Las razones para el constante maltrato y el eterno cuarto lugar en el ranking monstruoso son sencillas. Para empezar –y a diferencia de lo que ocurre con el conde transilvano o el monstruo ensamblado en Alemania– no hay una gran novela detrás de la criatura en cuestión. La joya de las siete estrellas –del también autor de Drácula, Bram Stoker, y llevada al cine a principios de los 80 por el siempre momificado Charlton Heston–, o la saga de Ella y Ayesha –de Sir Henry Rider Haggard– basan sus terrores lejanos y orientalistas más en la idea de maldiciones que permanecen a través del tiempo o reencarnaciones importadas más que en un monstruo palpable. Sus terrores son terrores invisibles que –más tarde– hallarían continuación en el inconsciente colectivo a partir de peinados Cleopatra y rumores que rodearon a las misteriosas y exóticas muertes de Lord Carnavon y Howard Carter, descubridores de la tumba de Tutankamon. Así, la Momia ha sido, siempre, un monstruo extranjero, inmigrante y sin el visado en regla y –a menudo– más víctima que victimario. Botín de ladrones, trofeo de Occidente y triste pieza de museo resignada a lo que venga. Casi un mueble. Un monstruo testigo, celoso crónico y proustiano a la búsqueda de un tiempo y de una enamorada perdidos e imposibles de recobrar.
La emperatriz Josefina tenía entre sus posesiones más queridas una cabeza de momia.

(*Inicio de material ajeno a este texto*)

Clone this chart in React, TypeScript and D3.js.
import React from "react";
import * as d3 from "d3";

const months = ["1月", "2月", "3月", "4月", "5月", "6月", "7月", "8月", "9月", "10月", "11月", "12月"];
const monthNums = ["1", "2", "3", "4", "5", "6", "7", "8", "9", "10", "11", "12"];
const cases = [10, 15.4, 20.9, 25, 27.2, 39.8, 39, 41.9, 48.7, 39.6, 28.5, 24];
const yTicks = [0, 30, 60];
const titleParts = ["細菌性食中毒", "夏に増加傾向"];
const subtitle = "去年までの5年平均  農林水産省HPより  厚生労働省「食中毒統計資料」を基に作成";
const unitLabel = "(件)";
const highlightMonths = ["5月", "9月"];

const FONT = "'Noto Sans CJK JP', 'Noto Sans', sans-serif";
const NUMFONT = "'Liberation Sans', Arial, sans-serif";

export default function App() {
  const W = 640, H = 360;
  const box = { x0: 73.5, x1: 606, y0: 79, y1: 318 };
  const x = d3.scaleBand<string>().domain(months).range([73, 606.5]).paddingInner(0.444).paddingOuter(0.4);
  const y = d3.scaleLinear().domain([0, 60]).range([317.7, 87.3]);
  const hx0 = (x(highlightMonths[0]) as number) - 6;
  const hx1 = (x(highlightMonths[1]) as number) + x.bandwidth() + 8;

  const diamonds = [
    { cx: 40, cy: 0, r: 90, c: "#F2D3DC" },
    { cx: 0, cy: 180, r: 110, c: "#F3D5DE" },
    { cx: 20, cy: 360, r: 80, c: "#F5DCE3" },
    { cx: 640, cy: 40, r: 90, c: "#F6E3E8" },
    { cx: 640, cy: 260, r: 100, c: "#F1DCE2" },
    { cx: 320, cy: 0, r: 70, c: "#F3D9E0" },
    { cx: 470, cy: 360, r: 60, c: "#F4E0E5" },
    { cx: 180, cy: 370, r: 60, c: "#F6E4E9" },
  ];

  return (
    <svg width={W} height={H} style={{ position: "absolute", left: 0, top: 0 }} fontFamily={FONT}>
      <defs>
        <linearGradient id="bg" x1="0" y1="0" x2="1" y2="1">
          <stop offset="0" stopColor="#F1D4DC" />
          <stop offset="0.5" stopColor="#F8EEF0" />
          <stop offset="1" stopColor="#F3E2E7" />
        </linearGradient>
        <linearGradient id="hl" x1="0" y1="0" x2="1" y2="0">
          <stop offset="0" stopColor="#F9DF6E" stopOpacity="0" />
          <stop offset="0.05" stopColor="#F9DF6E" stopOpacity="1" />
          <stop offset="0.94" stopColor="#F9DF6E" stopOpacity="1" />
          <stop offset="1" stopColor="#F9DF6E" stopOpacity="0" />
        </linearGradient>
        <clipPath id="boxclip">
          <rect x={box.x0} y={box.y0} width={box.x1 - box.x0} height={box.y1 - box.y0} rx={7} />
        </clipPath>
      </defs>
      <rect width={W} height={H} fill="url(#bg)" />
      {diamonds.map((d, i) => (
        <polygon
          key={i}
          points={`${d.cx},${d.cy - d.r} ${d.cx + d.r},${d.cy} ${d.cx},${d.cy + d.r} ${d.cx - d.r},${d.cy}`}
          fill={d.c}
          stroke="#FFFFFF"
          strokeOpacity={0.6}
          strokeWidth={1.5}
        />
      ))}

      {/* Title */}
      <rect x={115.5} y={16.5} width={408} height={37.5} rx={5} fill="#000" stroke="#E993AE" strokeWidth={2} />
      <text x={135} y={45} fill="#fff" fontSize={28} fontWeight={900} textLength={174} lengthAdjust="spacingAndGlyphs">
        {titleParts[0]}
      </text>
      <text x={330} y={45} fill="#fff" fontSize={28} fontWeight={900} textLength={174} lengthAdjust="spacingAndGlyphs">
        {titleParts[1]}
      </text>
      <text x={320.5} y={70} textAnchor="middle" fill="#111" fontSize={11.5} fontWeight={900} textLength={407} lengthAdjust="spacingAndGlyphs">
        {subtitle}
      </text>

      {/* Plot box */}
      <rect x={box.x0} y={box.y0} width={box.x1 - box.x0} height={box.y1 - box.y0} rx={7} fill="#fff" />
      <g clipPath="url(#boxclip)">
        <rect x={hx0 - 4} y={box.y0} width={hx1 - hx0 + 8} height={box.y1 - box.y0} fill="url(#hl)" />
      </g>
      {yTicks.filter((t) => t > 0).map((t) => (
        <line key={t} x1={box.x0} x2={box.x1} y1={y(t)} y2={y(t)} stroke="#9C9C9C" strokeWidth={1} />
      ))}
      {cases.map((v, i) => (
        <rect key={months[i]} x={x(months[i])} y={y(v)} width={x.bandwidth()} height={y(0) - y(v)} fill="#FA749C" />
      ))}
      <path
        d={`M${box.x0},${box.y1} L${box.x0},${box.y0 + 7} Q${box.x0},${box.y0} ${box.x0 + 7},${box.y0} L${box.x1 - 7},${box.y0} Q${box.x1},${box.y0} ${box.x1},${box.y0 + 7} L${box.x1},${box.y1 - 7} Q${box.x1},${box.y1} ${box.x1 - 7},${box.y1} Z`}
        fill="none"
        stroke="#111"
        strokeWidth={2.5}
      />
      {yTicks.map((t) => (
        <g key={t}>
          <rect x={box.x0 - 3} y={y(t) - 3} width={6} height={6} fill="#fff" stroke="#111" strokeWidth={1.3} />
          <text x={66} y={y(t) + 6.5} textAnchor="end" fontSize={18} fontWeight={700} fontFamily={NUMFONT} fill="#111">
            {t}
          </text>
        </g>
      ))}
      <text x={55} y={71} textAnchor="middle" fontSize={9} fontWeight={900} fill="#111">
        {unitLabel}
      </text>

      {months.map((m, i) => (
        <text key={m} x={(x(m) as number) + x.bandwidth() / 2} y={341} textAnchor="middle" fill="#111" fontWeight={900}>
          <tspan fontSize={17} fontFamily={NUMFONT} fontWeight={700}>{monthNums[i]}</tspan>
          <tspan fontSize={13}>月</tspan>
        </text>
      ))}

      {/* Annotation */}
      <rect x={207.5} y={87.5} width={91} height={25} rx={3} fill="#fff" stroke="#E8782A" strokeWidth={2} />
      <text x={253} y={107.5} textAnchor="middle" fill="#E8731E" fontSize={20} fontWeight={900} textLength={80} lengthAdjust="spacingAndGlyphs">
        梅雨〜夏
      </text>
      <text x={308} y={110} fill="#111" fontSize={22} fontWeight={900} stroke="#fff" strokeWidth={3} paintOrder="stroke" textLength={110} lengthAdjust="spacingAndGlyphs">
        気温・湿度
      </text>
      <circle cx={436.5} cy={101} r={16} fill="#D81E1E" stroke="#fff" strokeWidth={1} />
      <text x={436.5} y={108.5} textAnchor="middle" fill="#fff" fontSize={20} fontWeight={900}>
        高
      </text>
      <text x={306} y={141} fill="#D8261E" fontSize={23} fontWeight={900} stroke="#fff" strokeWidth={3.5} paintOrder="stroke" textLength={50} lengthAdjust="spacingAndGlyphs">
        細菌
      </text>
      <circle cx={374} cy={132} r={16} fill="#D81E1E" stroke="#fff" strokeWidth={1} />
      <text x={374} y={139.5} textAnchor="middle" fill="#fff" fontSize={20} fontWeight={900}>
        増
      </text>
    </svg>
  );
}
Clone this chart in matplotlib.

En las cortes y mansiones europeas, abrir momias era un espectáculo común para la hora del cognac. Los hermanos Goncourt, en sus Diarios, han dejado el terrible retrato de una de esas sesiones de striptease: “Desenrollaban, desenrollaban... y al fin ella estaba allí, todo su pudor a la luz y a las miradas”). Luego los cuerpos despojados de todo interés se tiraban a la basura con las momias de la noche anterior. Leo que una partida de momias importada por el Louvre y los sabios de Bonaparte se estropeó y despedía un olor a podrido considerable, por lo que se decidió enterrarlas con discreción y sin pompa alguna en los jardines del museo parisino. Años después, en 1830, se enterró en el mismo sitio a los revolucionarios caídos en las barricadas y, más tarde, al ser desenterrados para ofrecérseles un homenaje como corresponde bajo la columna de La Bastille se llevaron, también, en promiscuo pero justiciero entrevero, a las momias egipcias desnudas por prepotencia y ocio de la nobleza y la aristocracia.

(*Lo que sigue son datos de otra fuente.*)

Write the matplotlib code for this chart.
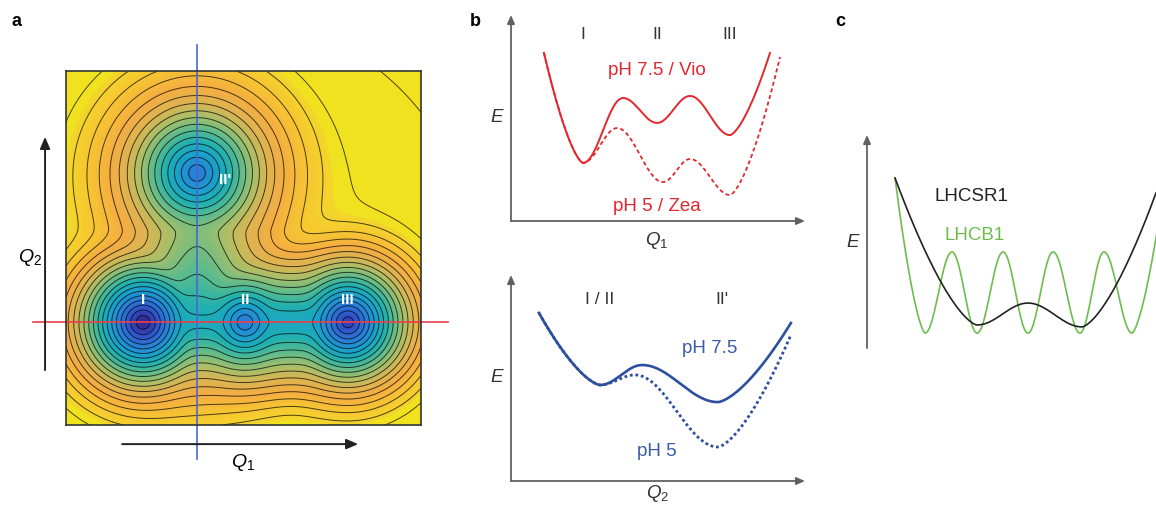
import numpy as np
import matplotlib
matplotlib.use("Agg")
import matplotlib.pyplot as plt
from matplotlib.colors import LinearSegmentedColormap

plt.rcParams["font.family"] = ["Liberation Sans", "DejaVu Sans"]
plt.rcParams["mathtext.fontset"] = "custom"
plt.rcParams["mathtext.it"] = "Liberation Sans:italic"
plt.rcParams["mathtext.rm"] = "Liberation Sans"

W, H = 1156, 505

# ---------------------------------------------------------------- panel a
# basins on the (Q1, Q2) plane: I, II, III, II'
# centre (u, v), floor energy and slope (energy levels per unit of Q)
well_u = [0.217, 0.504, 0.794, 0.369]
well_v = [0.290, 0.290, 0.290, 0.712]
well_e0 = [0.0, 4.0, 1.2, 4.0]
well_k = [80., 72., 78., 56.]
well_knee = 0.20          # slope halves beyond this radius
# ridges joining the basins: segment ends, floor energy at each end,
# slope and rounding of the ridge bottom
sad_u0 = [0.217, 0.504, 0.369]
sad_v0 = [0.290, 0.290, 0.360]
sad_u1 = [0.504, 0.794, 0.369]
sad_v1 = [0.290, 0.290, 0.550]
sad_e0 = [7.5, 7.0, 8.8]
sad_e1 = [7.5, 7.0, 11.2]
sad_k = [55., 55., 34.]
sad_round = [0.04, 0.04, 0.07]
e_plateau = 18.5
e_plateau_rise = 3.0
level_step = 1.0

well_names = ["I", "II", "III", "II'"]
well_lab_u = [0.217, 0.504, 0.794, 0.448]
well_lab_v = [0.353, 0.353, 0.353, 0.692]

# ---------------------------------------------------------------- panel b
# extrema of the 1-D cuts (axes fraction units)
q1_x_vio = [0.112, 0.245, 0.381, 0.497, 0.609, 0.745, 0.881]
q1_e_vio = [0.816, 0.282, 0.597, 0.476, 0.607, 0.417, 0.816]
q1_x_zea = [0.112, 0.245, 0.361, 0.517, 0.609, 0.745, 0.915]
q1_e_zea = [0.816, 0.282, 0.451, 0.189, 0.301, 0.126, 0.796]
q1_states = ["I", "II", "III"]
q1_state_x = [0.245, 0.497, 0.745]

q2_x_75 = [0.095, 0.303, 0.446, 0.704, 0.952]
q2_e_75 = [0.816, 0.466, 0.563, 0.383, 0.767]
q2_x_5 = [0.095, 0.303, 0.422, 0.704, 0.952]
q2_e_5 = [0.816, 0.466, 0.515, 0.165, 0.709]
q2_states = ["I / II", "II'"]
q2_state_x = [0.303, 0.718]

# ---------------------------------------------------------------- panel c
lhcsr_x = [0.097, 0.381, 0.557, 0.744, 1.0]
lhcsr_e = [0.798, 0.108, 0.211, 0.099, 0.728]
lhcb_x = [0.097, 0.201, 0.294, 0.381, 0.471, 0.557, 0.644, 0.737, 0.820,
          0.917, 1.031]
lhcb_e = [0.798, 0.070, 0.451, 0.070, 0.451, 0.070, 0.451, 0.070, 0.451,
          0.070, 0.790]

RED = "#e4262e"
BLUE = "#2d4f9e"
BLUE_TXT = "#3a5aaa"
GREEN = "#6dbd4c"
GREY = "#606060"
INK = "#333333"


def smooth(xk, yk, pw=1.5, n=60):
    """join extrema with eased segments (flat at each extremum)"""
    xs, ys = [], []
    last = len(xk) - 2
    for i in range(len(xk) - 1):
        t = np.linspace(0, 1, n)
        if i == 0:
            y = yk[1] + (yk[0] - yk[1]) * (1 - t) ** pw
        elif i == last:
            y = yk[i] + (yk[i + 1] - yk[i]) * t ** pw
        else:
            y = yk[i] + (yk[i + 1] - yk[i]) * (1 - np.cos(np.pi * t)) / 2
        xs.append(xk[i] + (xk[i + 1] - xk[i]) * t)
        ys.append(y)
    return np.concatenate(xs), np.concatenate(ys)


def seg_dist(uu, vv, u0, v0, u1, v1):
    du, dv = u1 - u0, v1 - v0
    t = ((uu - u0) * du + (vv - v0) * dv) / (du * du + dv * dv)
    t = np.clip(t, 0, 1)
    return np.hypot(uu - u0 - t * du, vv - v0 - t * dv), t


def px_axes(fig, x0, y0, x1, y1):
    return fig.add_axes([x0 / W, 1 - y1 / H, (x1 - x0) / W, (y1 - y0) / H])


def arrow_axes(ax, xaxis=True):
    kw = dict(arrowstyle="-|>,head_length=0.5,head_width=0.22",
              color=GREY, lw=1.3, shrinkA=0, shrinkB=0)
    ax.annotate("", xy=(0, 1.0), xytext=(0, 0), xycoords="axes fraction",
                arrowprops=kw, annotation_clip=False)
    if xaxis:
        ax.annotate("", xy=(1.0, 0), xytext=(0, 0), xycoords="axes fraction",
                    arrowprops=kw, annotation_clip=False)
    ax.set_xlim(0, 1)
    ax.set_ylim(0, 1)
    ax.axis("off")


parula = LinearSegmentedColormap.from_list("parula_like", [
    (0.00, "#35278f"), (0.10, "#3050c8"), (0.20, "#2a7ad8"),
    (0.32, "#1aa0cc"), (0.42, "#20b0b0"), (0.52, "#5cbb8c"),
    (0.62, "#a5bf6a"), (0.72, "#dcb452"), (0.82, "#f4ad42"),
    (0.92, "#f6c432"), (1.00, "#f3d62a")])
parula.set_over("#f1e21f")

fig = plt.figure(figsize=(W / 100, H / 100), dpi=100)

# ---------------------------------------------------------------- a
axa = px_axes(fig, 66, 71, 421, 425)
g = np.linspace(0, 1, 500)
uu, vv = np.meshgrid(g, g)
T = 0.9
acc = np.exp(-(e_plateau + e_plateau_rise
               * np.hypot(uu - 0.45, vv - 0.45)) / T)
for cu, cv, e0, k in zip(well_u, well_v, well_e0, well_k):
    r = np.sqrt((uu - cu) ** 2 + (vv - cv) ** 2 + 0.02 ** 2) - 0.02
    r = r - 0.5 * 0.03 * np.log1p(np.exp((r - well_knee) / 0.03))
    acc += np.exp(-(e0 + k * r) / T)
for a0, b0, a1, b1, e0, e1, k, c in zip(sad_u0, sad_v0, sad_u1, sad_v1,
                                        sad_e0, sad_e1, sad_k, sad_round):
    d, t = seg_dist(uu, vv, a0, b0, a1, b1)
    d = np.sqrt(d ** 2 + c ** 2) - c
    acc += np.exp(-(e0 + (e1 - e0) * t + k * d) / T)
energy = -T * np.log(acc)
top = e_plateau + 0.6
axa.contourf(uu, vv, energy, levels=np.linspace(energy.min(), top, 160),
             cmap=parula, extend="max")
axa.contour(uu, vv, energy, levels=np.arange(0.6, energy.max(), level_step),
            colors="k", linewidths=0.7, alpha=0.7)
axa.set_xlim(0, 1)
axa.set_ylim(0, 1)
axa.set_xticks([])
axa.set_yticks([])
for s in axa.spines.values():
    s.set_linewidth(1.2)
    s.set_color(INK)

axa.plot([well_u[3], well_u[3]], [-0.096, 1.073], color="#4a66d6", lw=1.2,
         clip_on=False)
axa.plot([-0.093, 1.076], [well_v[0], well_v[0]], color="#e8404c", lw=1.2,
         clip_on=False)
for name, lu, lv in zip(well_names, well_lab_u, well_lab_v):
    axa.text(lu, lv, name, color="white", fontsize=11, fontweight="bold",
             ha="center", va="center")

akw = dict(arrowstyle="-|>,head_length=0.7,head_width=0.3", color="#222222",
           lw=1.4, shrinkA=0, shrinkB=0)
axa.annotate("", xy=(-0.059, 0.814), xytext=(-0.059, 0.155),
             xycoords="axes fraction", arrowprops=akw, annotation_clip=False)
axa.annotate("", xy=(0.823, -0.054), xytext=(0.158, -0.054),
             xycoords="axes fraction", arrowprops=akw, annotation_clip=False)
axa.text(0.499, -0.105, "$Q_\\mathrm{1}$", fontsize=14, ha="center",
         va="center", transform=axa.transAxes)
axa.text(-0.101, 0.472, "$Q_\\mathrm{2}$", fontsize=14, ha="center",
         va="center", transform=axa.transAxes)

# ---------------------------------------------------------------- b (Q1)
axb = px_axes(fig, 511, 15, 805, 221)
arrow_axes(axb)
x, y = smooth(q1_x_zea, q1_e_zea)
axb.plot(x, y, color=RED, lw=1.3, ls=(0, (2.2, 1.6)))
x, y = smooth(q1_x_vio, q1_e_vio)
axb.plot(x, y, color=RED, lw=1.4)
for s, sx in zip(q1_states, q1_state_x):
    axb.text(sx, 0.903, s, fontsize=12.5, ha="center", va="center",
             color=INK)
axb.text(0.497, 0.733, "pH 7.5 / Vio", color=RED, fontsize=13.5,
         ha="center", va="center")
axb.text(0.497, 0.068, "pH 5 / Zea", color=RED, fontsize=13.5, ha="center",
         va="center")
axb.text(-0.048, 0.5, "$E$", fontsize=13.5, ha="center", va="center",
         color=INK)
axb.text(0.497, -0.095, "$Q_\\mathrm{1}$", fontsize=13.5, ha="center",
         va="center", color=INK)

# ---------------------------------------------------------------- b (Q2)
axb2 = px_axes(fig, 511, 275, 805, 481)
arrow_axes(axb2)
x, y = smooth(q2_x_5, q2_e_5)
axb2.plot(x, y, color=BLUE, lw=2.0, ls=(0, (1.0, 1.0)))
x, y = smooth(q2_x_75, q2_e_75)
axb2.plot(x, y, color=BLUE, lw=1.9)
for s, sx in zip(q2_states, q2_state_x):
    axb2.text(sx, 0.883, s, fontsize=12.5, ha="center", va="center",
              color=INK)
axb2.text(0.677, 0.641, "pH 7.5", color=BLUE_TXT, fontsize=13.5,
          ha="center", va="center")
axb2.text(0.497, 0.141, "pH 5", color=BLUE_TXT, fontsize=13.5, ha="center",
          va="center")
axb2.text(-0.048, 0.5, "$E$", fontsize=13.5, ha="center", va="center",
          color=INK)
axb2.text(0.497, -0.062, "$Q_\\mathrm{2}$", fontsize=13.5, ha="center",
          va="center", color=INK)

# ---------------------------------------------------------------- c
axc = px_axes(fig, 867, 135, 1156, 348)
arrow_axes(axc, xaxis=False)
x, y = smooth(lhcb_x, lhcb_e)
axc.plot(x, y, color=GREEN, lw=1.2)
x, y = smooth(lhcsr_x, lhcsr_e)
axc.plot(x, y, color="#222222", lw=1.2)
axc.text(-0.048, 0.493, "$E$", fontsize=13.5, ha="center", va="center",
         color=INK)
axc.text(0.363, 0.709, "LHCSR1", fontsize=13.5, ha="center", va="center",
         color="#222222")
axc.text(0.374, 0.526, "LHCB1", fontsize=13.5, ha="center", va="center",
         color=GREEN)

for lab, lx in zip(["a", "b", "c"], [12, 470, 835]):
    fig.text(lx / W, 1 - 22 / H, lab, fontsize=13, fontweight="bold",
             ha="left", va="center")

fig.savefig("out.png", dpi=100)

Así las cosas: muerta, inmemorial, bien preservada para el maltrato de los siglos y de los estudios cinematográficos, hoy –con la ayudita del amigo, director y guionista Stephen Sommers– La Momia pone las cosas más o menos en su lugar y retorna algo de glamour al monstruo más antiguo de todos. Y también el más difícil de reanimar y, por lo tanto, el más inverosímil y, sí, el más decididamente fiaca. Porque la Momia –a diferencia de los otros tres– mata nada más cuando la molestan y la despiertan. A la Momia no le gusta la joda, asusta por ausencia y sus películas se aprovechan de esto: la muestran poco al principio (una mano que estrangula, una sombra, una respiración pesada) y después se resignan a enseñar –en todo su cuestionable esplendor– a ese triste amasijo detrapos viejos mucho menos interesante que el Hombre Invisible a la hora de las vendas.
Un amigo recién llegado de El Cairo cuenta que días atrás, al pie de las pirámides, un guía se ofreció –con susurro conspirador– a enseñarle “¡¡¡La Momia!!!” previo pago de unas piastras. Entraron a una tumba, caminaron varios minutos por pasillos oscuros que se hundían en la tierra acompañados por la luz tenue de una lámpara de kerosene hasta que llegaron a una estancia vacía. Entonces el guía miró al visitante y le dijo con un miedo pésimamente actuado: “¡Uy, la Momia se fue!”. Así cualquiera. Y tal vez por eso –lo mismo ocurre con George Harrison– la Momia no es el monstruo preferido de casi nadie.